LLVM 22 also confirmed something about methodology. The suite result was only trustworthy because the comparison was strict about what changed. If we had regenerated the REX tree, changed helper files, changed runtime libraries, and changed timing extraction all in one step, any result would have been ambiguous. Instead, the experiment made one primary change:

1
LLVM 21 offloading stack -> source-built LLVM 22 offloading stack

Everything else was either held fixed or explicitly corrected as a measurement bug.

That is the engineering rule this series should end on. REX can beat native LLVM in important cases, but the claim only remains credible when the measurement discipline is as careful as the compiler work.

Where This Leaves REX

The LLVM 22 reevaluation leaves the REX GPU offloading path in a good but not finished state.

The good part is concrete:

1
2
3
4
5
all 9 native LLVM 22 binaries built and ran;
all 9 current native and REX outputs matched;
no benchmark became a confirmed native LLVM win;
the biggest LLVM 21 REX wins survived the toolchain change;
the former `nn` near tie moved toward REX under LLVM 22.

The unfinished part is also concrete:

1
2
3
4
close rows still need repeated sampling and GPU-total checks where possible;
wall-clock proxy rows still need careful interpretation;
the reduced-output validation helpers should become less ad hoc;
REX should keep improving generic analysis robustness instead of adding benchmark-name policy.

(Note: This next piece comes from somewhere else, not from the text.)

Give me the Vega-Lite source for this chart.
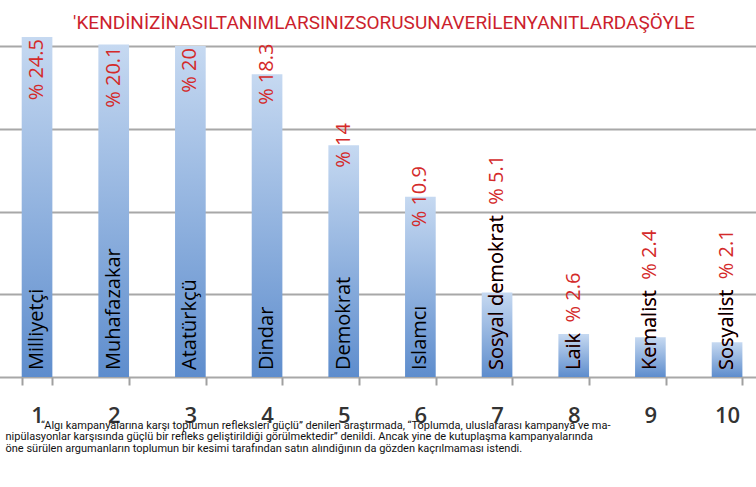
{
  "$schema": "https://vega.github.io/schema/vega-lite/v6.json",
  "description": "Kendinizi nasıl tanımlarsınız sorusuna verilen yanıtlar",
  "width": 734,
  "height": 340,
  "autosize": {"type": "none"},
  "padding": {"left": 22, "top": 37, "right": 0, "bottom": 110},
  "background": "white",
  "title": {
    "text": "'KENDİNİZİNASILTANIMLARSINIZSORUSUNAVERİLENYANITLARDAŞÖYLE",
    "font": "Roboto",
    "fontSize": 19,
    "fontWeight": "normal",
    "color": "#cc1f2d",
    "anchor": "middle",
    "baseline": "alphabetic",
    "dx": -5,
    "offset": -11
  },
  "data": {
    "values": [
      {"n": "1", "category": "Milliyetçi", "value": 24.5},
      {"n": "2", "category": "Muhafazakar", "value": 20.1},
      {"n": "3", "category": "Atatürkçü", "value": 20},
      {"n": "4", "category": "Dindar", "value": 18.3},
      {"n": "5", "category": "Demokrat", "value": 14},
      {"n": "6", "category": "Islamcı", "value": 10.9},
      {"n": "7", "category": "Sosyal demokrat", "value": 5.1},
      {"n": "8", "category": "Laik", "value": 2.6},
      {"n": "9", "category": "Kemalist", "value": 2.4},
      {"n": "10", "category": "Sosyalist", "value": 2.1}
    ]
  },
  "transform": [
    {"calculate": "'% ' + datum.value", "as": "label"},
    {"calculate": "datum.category + '\u00a0 ' + datum.label", "as": "lowlabel"}
  ],
  "encoding": {
    "x": {
      "field": "n",
      "type": "ordinal",
      "sort": null,
      "scale": {"range": [-23.3, 743.4], "paddingInner": 0.6, "paddingOuter": 0.3},
      "axis": {
        "labelAngle": 0,
        "labelFont": "Open Sans",
        "labelFontSize": 22,
        "labelFontWeight": 600,
        "labelColor": "#333333",
        "labelPadding": 20,
        "domain": false,
        "tickBand": "extent",
        "tickColor": "#a0a0a0",
        "tickWidth": 2,
        "tickSize": 8,
        "title": [
          "\u200b\u00a0\u00a0\u00a0\u00a0\u00a0\u00a0\u00a0\u00a0\u00a0\u00a0\u00a0\u00a0\u00a0“Algı kampanyalarına karşı toplumun refleksleri güçlü” denilen araştırmada, “Toplumda, uluslararası kampanya ve ma-",
          "nipülasyonlar karşısında güçlü bir refleks geliştirildiği görülmektedir” denildi. Ancak yine de kutuplaşma kampanyalarında",
          "öne sürülen argumanların toplumun bir kesimi tarafından satın alındiğının da gözden kaçrılmaması istendi."
        ],
        "titleFont": "Roboto",
        "titleFontSize": 11,
        "titleFontWeight": "normal",
        "titleColor": "#111111",
        "titleAlign": "left",
        "titleAnchor": "start",
        "titleBaseline": "top",
        "titleLineHeight": 11.8,
        "titleX": -17,
        "titleY": 42
      }
    }
  },
  "layer": [
    {
      "mark": {
        "type": "bar",
        "color": {
          "gradient": "linear",
          "x1": 0, "y1": 0, "x2": 0, "y2": 1,
          "stops": [
            {"offset": 0, "color": "#c6d9f1"},
            {"offset": 1, "color": "#5e8dcd"}
          ]
        }
      },
      "encoding": {
        "y": {
          "field": "value",
          "type": "quantitative",
          "scale": {"domain": [0, 20.55], "clamp": true, "nice": false},
          "axis": {
            "title": null,
            "labels": false,
            "ticks": false,
            "domain": false,
            "grid": true,
            "values": [0, 5, 10, 15, 20],
            "gridColor": "#a8a8a8",
            "gridWidth": 2
          }
        }
      }
    },
    {
      "transform": [{"filter": "datum.value < 10"}],
      "mark": {
        "type": "text",
        "angle": 270,
        "align": "left",
        "baseline": "middle",
        "dx": 7,
        "font": "Open Sans",
        "fontSize": 20,
        "color": "#d42a2a"
      },
      "encoding": {
        "y": {"datum": 0},
        "text": {"field": "lowlabel"}
      }
    },
    {
      "mark": {
        "type": "text",
        "angle": 270,
        "align": "left",
        "baseline": "middle",
        "dx": 7,
        "font": "Open Sans",
        "fontSize": 20,
        "color": "#000000"
      },
      "encoding": {
        "y": {"datum": 0},
        "text": {"field": "category"}
      }
    },
    {
      "transform": [{"filter": "datum.value >= 19"}],
      "mark": {
        "type": "text",
        "angle": 270,
        "align": "right",
        "baseline": "middle",
        "dx": -2,
        "font": "Open Sans",
        "fontSize": 20,
        "color": "#d42a2a"
      },
      "encoding": {
        "y": {"field": "value", "type": "quantitative"},
        "text": {"field": "label"}
      }
    },
    {
      "transform": [{"filter": "datum.value >= 10 && datum.value < 19"}],
      "mark": {
        "type": "text",
        "angle": 270,
        "align": "center",
        "baseline": "middle",
        "font": "Open Sans",
        "fontSize": 20,
        "color": "#d42a2a"
      },
      "encoding": {
        "y": {"field": "value", "type": "quantitative"},
        "text": {"field": "label"}
      }
    }
  ],
  "config": {
    "view": {"stroke": null}
  }
}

That is the right ending for the performance arc. The goal was never to manufacture a perfect scoreboard. The goal was to make each row explainable, fair, and reproducible enough that a regression would have somewhere specific to land.

After LLVM 22, the result still holds: REX’s direct-kernel path, source-informed launch lowering, read-only load recovery, and runtime lifecycle cleanup remain competitive across the suite. More importantly, the comparison now survives a major offloading-toolchain migration without needing a new round of benchmark-specific fixes.